How the IRS Selects Tax Returns to Audit
In recent years, less than 2% of all income tax returns have been audited. But the audits done in 2009 alone brought the IRS close to $50 billion dollars in additional tax revenue. Though the IRS doesn’t reveal their super-secret-audit-selection formula, there are some things that make you more likely to get audited—so we’ll review those red flags.
The IRS computer program assigns each tax return a score, and the higher the score, the more likely you are to have underpaid taxes and therefore to be chosen for an audit. You could also be selected for examination when the tax return of someone close to you, like a business partner, is audited. Or if a whistleblower, like an angry ex-spouse or an employee, turns you in. Tax returns can also be selected at random, so you can be chosen for no reason other than pure statistics.
How to Avoid an IRS Tax Audit
So let’s focus on some of the issues that can increase your chances of being audited. You might not be able to do anything about them, but you can take extra care not to shine a light on your return by making any unnecessary errors.
Tax Audit Red Flag #1: Unreported Income
Since taxes are calculated on how much money you make, not reporting all your income from various sources is a big mistake that’s sure to result in further scrutiny. Don’t forget that you may have income from bank accounts, the sale of investments or real estate, and alimony, for instance. If you innocently forget to report even a small amount of taxable income, the IRS will find out when they match records submitted by the people and companies that paid you.
The IRS receives duplicate copies of all the forms you receive and eyebrows are raised when information on your tax return doesn’t match up to a Form W-2 or a Form 1099, for instance. If you didn’t receive a tax form for some of your income, don’t assume that the IRS won’t know about it—be sure to contact the payer and request a copy of the tax form so you can submit it along with your return.
Tax Audit Red Flag #2: Cash Income
The IRS knows that businesses and people who get paid in cash are more likely to under report their income. If you make money that isn’t reported on a Form W-2, that could trigger an audit. So be careful to report cash tips if you’re a restaurant server, a taxicab driver, or a bartender, for instance.
Tax Audit Red Flag #3: High Income
As your income goes up, so does the likelihood that you’ll be audited. If you make more than a million dollars, your chances of being audited are over six times higher than if you make less than $200,000.
Tax Audit Red Flag #4: High Deductions
In the first episode of Tax Boot Camp, I covered tax deductions and tax credits. If your itemized deductions exceed certain thresholds for your income—for example, you claim a really big charitable donation that’s a significant percentage of your pay—then you could be singled out for an audit. That doesn’t mean that you shouldn’t claim every deduction that you’re entitled to—it simply means that you need to have good records to back up what’s on your tax return.
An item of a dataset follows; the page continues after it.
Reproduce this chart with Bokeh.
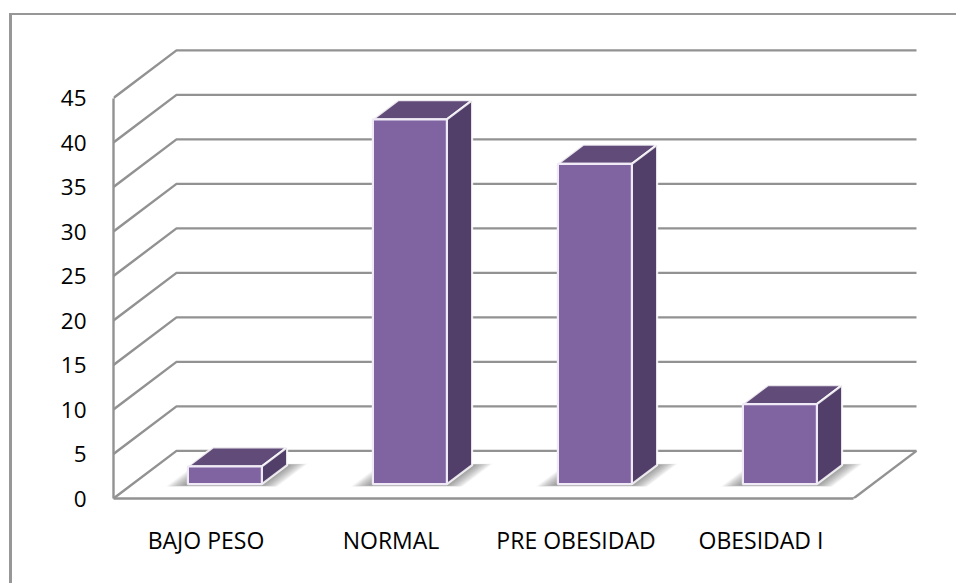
from bokeh.embed import file_html
from bokeh.models import FixedTicker, LinearAxis, Range1d
from bokeh.plotting import figure
from bokeh.resources import INLINE

categories = ["BAJO PESO", "NORMAL", "PRE OBESIDAD", "OBESIDAD I"]
values = [2, 41, 36, 9]
y_ticks = [0, 5, 10, 15, 20, 25, 30, 35, 40, 45]

# Oblique projection: one unit of depth moves a point right and up in data units.
DEPTH_X = 0.3405
DEPTH_Y = 5.35
BAR_HALF = 0.2
BAR_NEAR = 0.3
BAR_FAR = 0.7

GRID = "#929292"
FRONT = "#8064A2"
TOP = "#614B79"
SIDE = "#523F69"
EDGE = "#EFEAF5"
FONT = "Open Sans"


def project(x, v, d):
    return x + d * DEPTH_X, v + d * DEPTH_Y


def poly(points):
    pts = [project(*pt) for pt in points]
    return [a for a, _ in pts], [b for _, b in pts]


PX_PER_CAT = 185
PX_PER_VAL = 8.9
MARGIN_TOP = 13
MARGIN_LEFT = 9
BORDER_TOP = 2
BORDER_LEFT = 3
AXIS_X = 113
FLOOR_Y = 498

p = figure(
    width=956 - MARGIN_LEFT, height=583 - MARGIN_TOP,
    output_backend="svg", toolbar_location=None,
    x_range=Range1d(0, (956 - AXIS_X) / PX_PER_CAT),
    y_range=Range1d(0, (FLOOR_Y - MARGIN_TOP - BORDER_TOP) / PX_PER_VAL),
    x_axis_location=None, y_axis_location=None,
    min_border_left=AXIS_X - MARGIN_LEFT - BORDER_LEFT, min_border_right=BORDER_LEFT,
    min_border_top=0, min_border_bottom=583 - FLOOR_Y + BORDER_TOP,
    background_fill_color="white", border_fill_color="white", outline_line_color=None,
    margin=(MARGIN_TOP, 0, 0, MARGIN_LEFT),
    styles={
        "border-top": f"{BORDER_TOP}px solid #979797",
        "border-left": f"{BORDER_LEFT}px solid #979797",
    },
)
p.grid.visible = False

# Back wall lines and the slanted side-wall lines.
for t in y_ticks:
    xs, ys = poly([(0, t, 0), (0, t, 1), (4, t, 1)])
    p.line(xs, ys, line_color=GRID, line_width=2.4)

# Right edge of the floor.
xs, ys = poly([(4, 0, 0), (4, 0, 1)])
p.line(xs, ys, line_color=GRID, line_width=2.4)

for i, v in enumerate(values):
    c = i + 0.5
    left, right = c - BAR_HALF, c + BAR_HALF

    # Soft shadow on the floor, built from stacked translucent footprints.
    for k in range(12):
        grow = 0.10 - k * 0.008
        sx, sy = poly([
            (left - grow, 0, BAR_NEAR - 0.05 + k * 0.002),
            (right + grow, 0, BAR_NEAR - 0.05 + k * 0.002),
            (right + grow, 0, BAR_FAR + 0.03 - k * 0.002),
            (left - grow, 0, BAR_FAR + 0.03 - k * 0.002),
        ])
        p.patch(sx, sy, fill_color="#444444", fill_alpha=0.055, line_color=None)

    tx, ty = poly([(left, v, BAR_NEAR), (right, v, BAR_NEAR), (right, v, BAR_FAR), (left, v, BAR_FAR)])
    p.patch(tx, ty, fill_color=TOP, line_color="white", line_width=2.2, line_alpha=0.85)
    sx, sy = poly([(right, 0, BAR_NEAR), (right, 0, BAR_FAR), (right, v, BAR_FAR), (right, v, BAR_NEAR)])
    p.patch(sx, sy, fill_color=SIDE, line_color="white", line_width=2.2, line_alpha=0.85)
    fx, fy = poly([(left, 0, BAR_NEAR), (right, 0, BAR_NEAR), (right, v, BAR_NEAR), (left, v, BAR_NEAR)])
    p.patch(fx, fy, fill_color=FRONT, line_color=EDGE, line_width=2.2)

# Front value axis and category axis.
y_axis = LinearAxis(
    ticker=FixedTicker(ticks=y_ticks), bounds=(0, 45),
    axis_line_color=GRID, axis_line_width=2.4,
    major_tick_line_color=None, minor_tick_line_color=None,
    major_label_standoff=21, major_label_text_font=FONT,
    major_label_text_font_size="22.5px", major_label_text_color="black",
)
p.add_layout(y_axis, "left")

x_axis = LinearAxis(
    ticker=FixedTicker(ticks=[i + 0.5 for i in range(len(categories))]), bounds=(0, 4),
    major_label_overrides={i + 0.5: c for i, c in enumerate(categories)},
    axis_line_color=GRID, axis_line_width=2.4,
    major_tick_line_color=None, minor_tick_line_color=None,
    major_label_standoff=19, major_label_text_font=FONT,
    major_label_text_font_size="23px", major_label_text_color="black",
)
p.add_layout(x_axis, "below")

open("out.html", "w").write(file_html(p, INLINE))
Tax Audit Red Flag #5: Self-Employment
If you own a business or work for yourself, there are lots of expenses you can deduct, like work-related entertainment, travel, and equipment. Because the line between business and personal use can be crossed so easily, self-employed taxpayers are targeted more frequently for an audit.
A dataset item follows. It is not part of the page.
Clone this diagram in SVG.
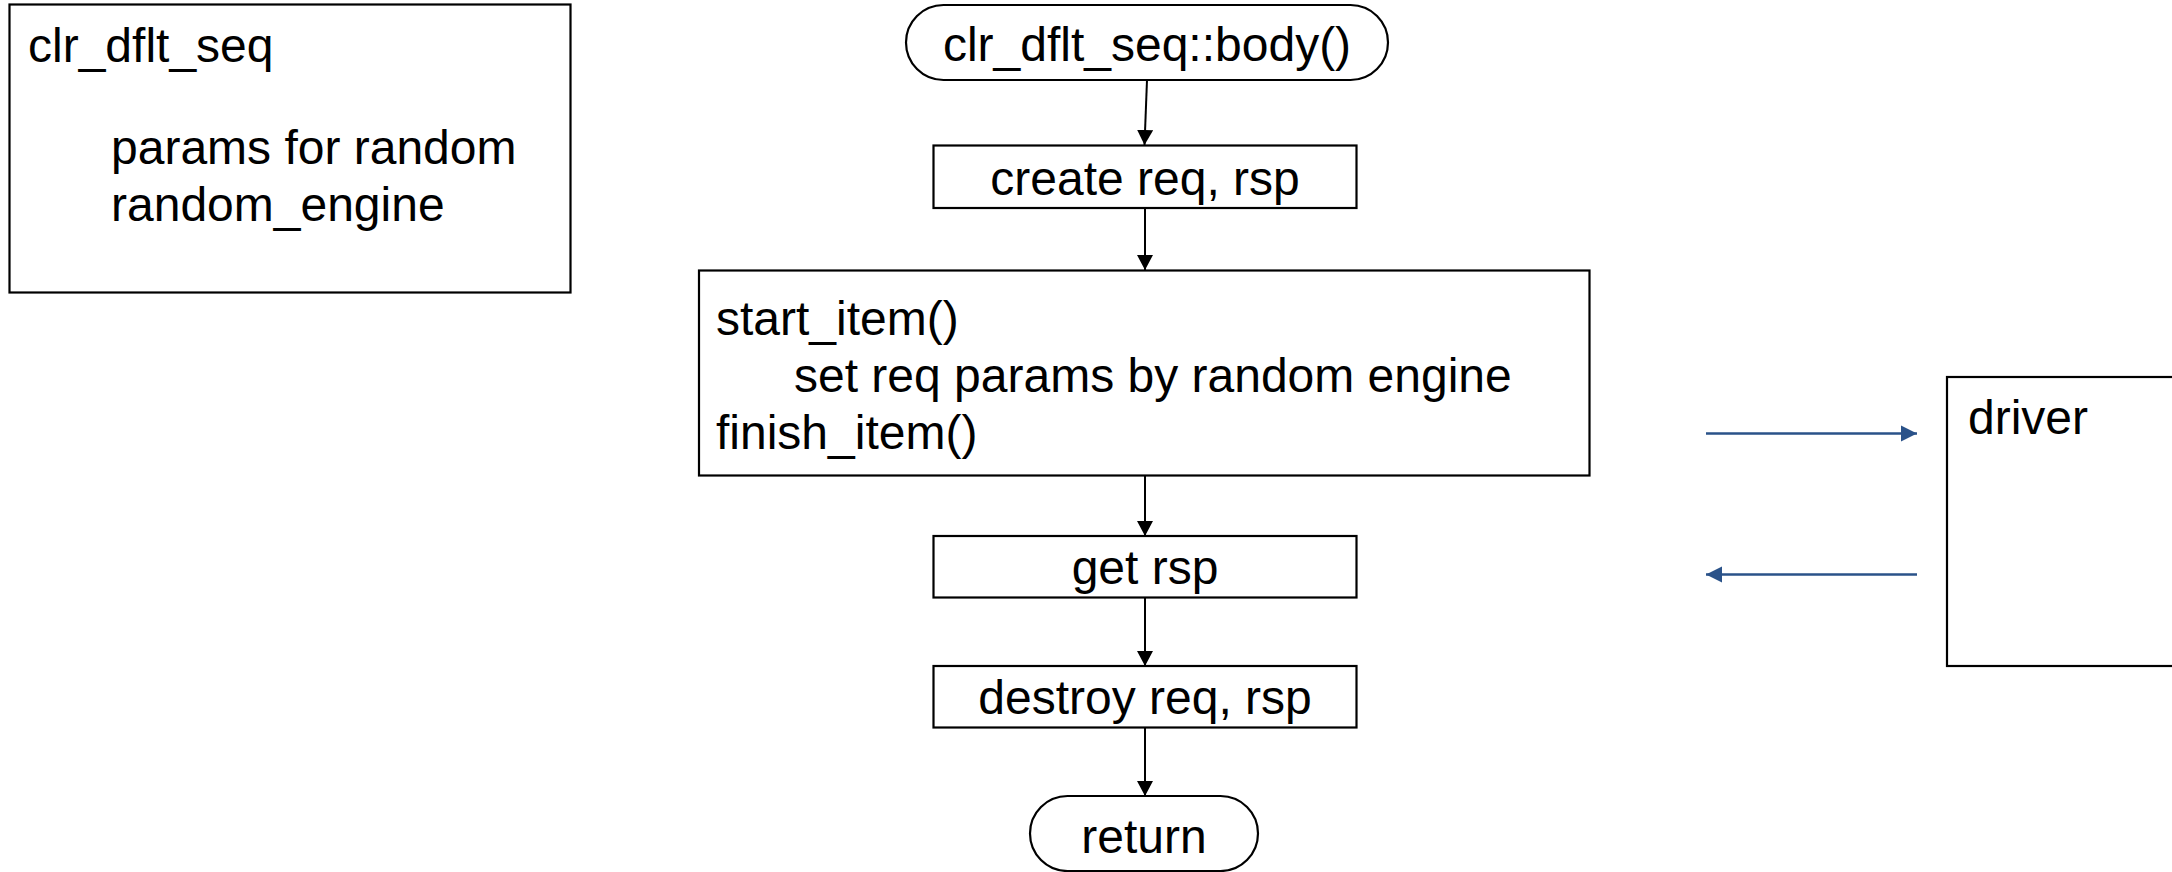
<svg xmlns="http://www.w3.org/2000/svg" width="2172" height="872" viewBox="0 0 2172 872">
<defs>
<style>
.box{fill:#fff;stroke:#000;stroke-width:2.2}
.t{font-family:"Liberation Sans",Arial,sans-serif;font-size:48px;fill:#000}
.c{text-anchor:middle}
.k{stroke:#000;stroke-width:2;fill:none}
.b{stroke:#2a5289;stroke-width:2.5;fill:none}
</style>
<marker id="ak" markerWidth="16" markerHeight="16" viewBox="0 0 16 16" refX="15" refY="8" orient="auto" markerUnits="userSpaceOnUse"><path d="M0,0 L15,8 L0,16 Z" fill="#000"/></marker>
<marker id="ab" markerWidth="17" markerHeight="17" viewBox="0 0 17 17" refX="16" refY="8.5" orient="auto" markerUnits="userSpaceOnUse"><path d="M0,0.5 L16,8.5 L0,16.5 Z" fill="#2a5289"/></marker>
</defs>
<rect width="2172" height="872" fill="#fff"/>
<g id="seq">
<rect class="box" x="9.5" y="4.5" width="561" height="288"/>
<text class="t" x="28" y="62">clr_dflt_seq</text>
<text class="t" x="111" y="164">params for random</text>
<text class="t" x="111" y="221">random_engine</text>
</g>
<g id="body">
<rect class="box" x="906" y="5" width="482" height="75" rx="37.5"/>
<text class="t c" x="1147" y="61">clr_dflt_seq::body()</text>
</g>
<g id="create">
<rect class="box" x="933.5" y="145.5" width="423" height="62.5"/>
<text class="t c" x="1145" y="195">create req, rsp</text>
</g>
<g id="item">
<rect class="box" x="699" y="270.5" width="890.5" height="205"/>
<text class="t" x="716" y="335">start_item()</text>
<text class="t" x="794" y="392">set req params by random engine</text>
<text class="t" x="716" y="449">finish_item()</text>
</g>
<g id="get">
<rect class="box" x="933.5" y="536" width="423" height="61.5"/>
<text class="t c" x="1145" y="584">get rsp</text>
</g>
<g id="destroy">
<rect class="box" x="933.5" y="666" width="423" height="61.5"/>
<text class="t c" x="1145" y="714">destroy req, rsp</text>
</g>
<g id="ret">
<rect class="box" x="1030" y="796" width="228" height="75" rx="37.5"/>
<text class="t c" x="1144" y="853">return</text>
</g>
<g id="driver">
<rect class="box" x="1947" y="377" width="240" height="289"/>
<text class="t" x="1968" y="434">driver</text>
</g>
<g id="connectors">
<line class="k" x1="1147" y1="80" x2="1144.5" y2="145" marker-end="url(#ak)"/>
<line class="k" x1="1145" y1="208" x2="1145" y2="270" marker-end="url(#ak)"/>
<line class="k" x1="1145" y1="476" x2="1145" y2="536" marker-end="url(#ak)"/>
<line class="k" x1="1145" y1="598" x2="1145" y2="666" marker-end="url(#ak)"/>
<line class="k" x1="1145" y1="728" x2="1145" y2="796" marker-end="url(#ak)"/>
<line class="b" x1="1706" y1="433.5" x2="1917" y2="433.5" marker-end="url(#ab)"/>
<line class="b" x1="1917" y1="574.5" x2="1706" y2="574.5" marker-end="url(#ab)"/>
</g>
</svg>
Tax Audit Red Flag #6: Home Office Deductions
The tax rules for deducting home office expenses can be complicated, and that’s why the IRS tends to audit taxpayers who work from home. If you’re a website designer with a home office who earns $40,000, it would look strange for you to take $30,000 in deductions. Be sure that you don’t try to deduct items that aren’t used for business. If you do have a lot of deductions, make sure you have documentation to prove that they’re a valid part of your job or business.
Tax Audit Red Flag #7: Automobile Deductions
Another deduction that’s commonly audited by the IRS is vehicle use for your job or business. It’s really important to keep good records of all your transportation expenses and a mileage log that clearly shows how many business miles you’ve driven during the year.
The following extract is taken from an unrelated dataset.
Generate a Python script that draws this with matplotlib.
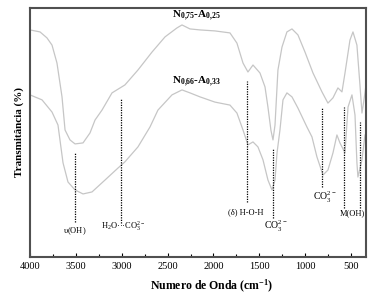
import matplotlib
matplotlib.use("Agg")
from matplotlib import pyplot as plt
from matplotlib.ticker import MultipleLocator

plt.rcParams['font.family'] = ['Liberation Serif', 'DejaVu Serif']
plt.rcParams['mathtext.fontset'] = 'custom'
plt.rcParams['mathtext.rm'] = 'Liberation Serif'
plt.rcParams['mathtext.bf'] = 'Liberation Serif:bold'
plt.rcParams['mathtext.default'] = 'rm'

# N0,75-A0,25 (upper curve)
wn_a = [4000, 3891, 3815, 3760, 3706, 3651, 3618, 3564, 3509, 3422, 3346, 3291,
        3215, 3106, 2965, 2823, 2670, 2528, 2398, 2343, 2256, 2147, 1984, 1820,
        1744, 1678, 1624, 1569, 1493, 1438, 1406, 1373, 1351, 1329, 1297, 1253,
        1199, 1144, 1079, 1002, 915, 817, 752, 697, 643, 599, 566, 512, 479,
        436, 403, 381, 359, 337]
tr_a = [91.2, 90.4, 88.0, 85.1, 77.9, 64.3, 51.0, 47.0, 45.4, 45.8, 49.8, 55.0,
        59.0, 65.9, 69.1, 75.1, 82.3, 88.4, 92.0, 93.2, 91.6, 91.2, 90.8, 90.0,
        85.9, 77.9, 74.3, 77.1, 73.9, 68.3, 60.2, 50.8, 47.0, 53.0, 75.1, 84.3,
        90.4, 91.6, 89.2, 82.3, 73.9, 66.3, 61.8, 63.9, 67.9, 66.3, 73.9, 87.1,
        90.4, 85.1, 69.1, 57.8, 63.1, 69.1]

# N0,66-A0,33 (lower curve)
wn_b = [4000, 3869, 3760, 3695, 3640, 3586, 3509, 3422, 3324, 3182, 3041, 2965,
        2823, 2692, 2605, 2452, 2343, 2256, 2147, 1984, 1820, 1744, 1678, 1624,
        1569, 1515, 1460, 1406, 1362, 1329, 1307, 1275, 1242, 1199, 1144, 1079,
        981, 926, 872, 806, 752, 697, 654, 621, 566, 533, 490, 457, 436, 425,
        381, 348]
tr_b = [65.1, 63.1, 58.2, 53.0, 37.8, 30.1, 26.9, 25.3, 26.1, 30.9, 35.7, 38.2,
        44.2, 52.2, 59.0, 65.1, 67.1, 65.9, 64.3, 62.2, 61.0, 57.8, 51.0, 45.0,
        46.2, 44.2, 39.0, 30.9, 26.9, 30.9, 41.8, 51.0, 63.1, 65.9, 64.3, 59.8,
        52.2, 48.2, 40.2, 32.9, 34.9, 41.8, 49.0, 45.8, 41.8, 60.2, 65.1, 57.0,
        37.8, 32.1, 39.0, 49.0]

# band markers: position, top, bottom
band_x = [3509, 3008, 1635, 1351, 817, 577, 403]
band_top = [41.8, 63.5, 70.7, 43.8, 59.8, 60.2, 54.2]
band_bot = [14.1, 13.7, 22.1, 15.7, 28.1, 19.7, 19.7]

band_labels = [r"$\upsilon$(OH)", "H$_2$O···CO$_3^{2-}$", "(δ) H-O-H",
               "CO$_3^{2-}$", "CO$_3^{2-}$", "M(OH)"]
label_x = [3509, 2986, 1645, 1318, 784, 490]
label_y = [10.4, 12.4, 18.1, 12.4, 23.7, 17.7]
label_size = [6, 6, 6, 7, 7, 6]

fig = plt.figure(figsize=(3.75, 2.97), dpi=100)
ax = fig.add_axes([0.08, 0.135, 0.896, 0.838])

ax.plot(wn_a, tr_a, color='#c6c6c6', lw=0.9)
ax.plot(wn_b, tr_b, color='#c6c6c6', lw=0.9)

for x, t, b in zip(band_x, band_top, band_bot):
    ax.plot([x, x], [b, t], color='black', lw=0.9, ls=(0, (1, 1)))

for s, x, y, fs in zip(band_labels, label_x, label_y, label_size):
    ax.text(x, y, s, ha='center', va='center', fontsize=fs)

ax.text(2180, 96.8, r"N$_\mathbf{0{,}75}$-A$_\mathbf{0{,}25}$", ha='center', va='center',
        fontsize=8, fontweight='bold')
ax.text(2180, 70.3, r"N$_\mathbf{0{,}66}$-A$_\mathbf{0{,}33}$", ha='center', va='center',
        fontsize=8, fontweight='bold')

ax.set_xlim(4000, 337)
ax.set_ylim(0, 100)
ax.xaxis.set_major_locator(MultipleLocator(500))
ax.xaxis.set_minor_locator(MultipleLocator(250))
ax.tick_params(axis='x', which='both', direction='in', labelsize=7.5, pad=4)
ax.tick_params(axis='x', which='major', length=3, width=0.8)
ax.tick_params(axis='x', which='minor', length=2, width=0.8)
ax.set_yticks([])
for sp in ax.spines.values():
    sp.set_color('#505050')
    sp.set_linewidth(1.5)

ax.set_xlabel(r"Numero de Onda (cm$^\mathbf{-1}$)", fontsize=8.5, fontweight='bold')
ax.xaxis.set_label_coords(0.54, -0.085)
ax.set_ylabel("Transmitância (%)", fontsize=8, fontweight='bold', labelpad=4)

fig.savefig('out.png', dpi=100)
Tax Audit Red Flag #8: Complex Transactions
If you claim complex or unusual expenses on your return, it’s wise to provide an explanation before the IRS has to ring you up and ask for one. Submit a note with your return explaining why you have an unusual situation or are missing a particular tax form, for instance.
Should You Use a Tax Accountant?
Whenever you have a fairly complicated tax situation—like owning rental property, being a business owner, or having a home office—it’s a good idea to let a tax accountant do your return. They’ll make sure everything is legitimate and that you have the right paperwork to back up your claims. But remember that as the taxpayer, you’re the one who’s legally responsible for what’s submitted to the IRS, so choose your tax preparer carefully.
What Should You Do If You’re Audited?
If you do receive a notice from the IRS asking for additional documentation or informing you that you’ve been selected for an audit, respond right away. It doesn’t mean you’ve done anything wrong—the IRS may just need clarification from you. However, if you’re worried, you may want to be represented by a CPA who specializes in taxes or by a tax attorney, to make sure you come out on top—or at least that you end up owing the IRS as little as possible.